Lawmakers overwhelmingly approve a $37 billion state budget. Unemployment benefits will be taxed. And a ban on vaccine passports.
Here’s what you might have missed this week at the Statehouse.
Indiana’s legislative session came to an end Thursday, though lawmakers expect to return in the fall for redistricting.
The new, two-year state budget was bolstered by billions of dollars in the session’s final days, both with federal COVID-19 relief money and increased state revenues. That led to an unprecedented increase for K-12 education funding and long-awaited provisions meant to raise teacher pay. Across 150 lawmakers, only five voted against the budget, support not seen in recent memory.
Not included in the budget was a break for Hoosiers who received unemployment benefits last year. The federal government allowed some of those benefits to be tax deductible. Hoosier Republicans opted not to do the same for the state income tax, arguing Indiana has always taxed those benefits.
Hoosier lawmakers passed a ban on COVID-19 vaccine passports in the waning hours of the 2021 legislative session Thursday.
The legislation, HB 1405, simply bans the state or local governments from issuing or requiring COVID-19 vaccine passports, showing proof of immunization status.
Earlier language this session also implicated private businesses. But House Speaker Todd Huston (R-Fishers) said he wanted the final product focused only on what the government could and couldn’t do.
It’s going to be a lot harder for local health officials to create and enforce temporary restrictions during a public emergency under legislation approved Wednesday.
The bill, SB 5, says local health officials have to get approval from their local legislative body – county commissioners or city council – to pass emergency rules that are stricter than anything the state puts in place.
So, for instance, if a county health officer wants to impose a mask mandate now that Gov. Eric Holcomb ended the statewide order, their county commissioners must vote to do so.

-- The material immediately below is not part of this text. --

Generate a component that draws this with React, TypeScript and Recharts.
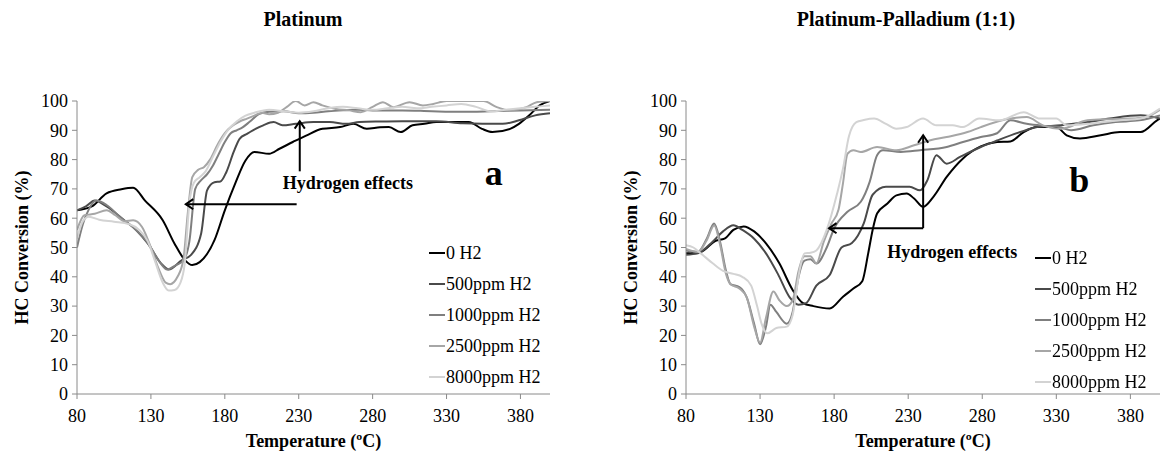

Gov. Eric Holcomb signed an executive order Tuesday giving pregnant employees in state agencies the right to reasonable workplace accommodations. But he also signed a bill into law that tells private employers they don’t have to grant accommodations when their employees ask.
The executive order tells state agencies they must provide pregnant workers with temporary accommodations like longer break times, the ability to sit or stand for comfort, and a private space for expressing breast milk.
Thousands more overweight trucks could be headed to Indiana highways soon under legislation on its way to the governor’s desk.
Current law sets the weight limit for trucks at 80,000 pounds. However, if you’re hauling steel, paper or agricultural products, you can get special permits to haul 120,000 pounds.
Rep. Jim Pressel’s (R-Rolling Prairie) bill, HB 1190, would open up 120,000 pound truck weights to anyone.
Pressel said it’s about parity. The current system, he argued, picks winners and losers.
A bill that aims to help communities with failing septic systems connect to city water and sewer service is heading to Gov. Eric Holcomb’s desk.
According to the Indiana Department of Health, more than 20,000 septic systems in Indiana need to be repaired or replaced every year. Failing septic systems can leak wastewater into local streams and lakes. It can also get into drinking water wells and make people sick.
But hooking up to new water and sewer service is expensive. House Bill 1287 would allow a utility to waive the cost for that service for underserved communities and raise rates on its existing customers instead.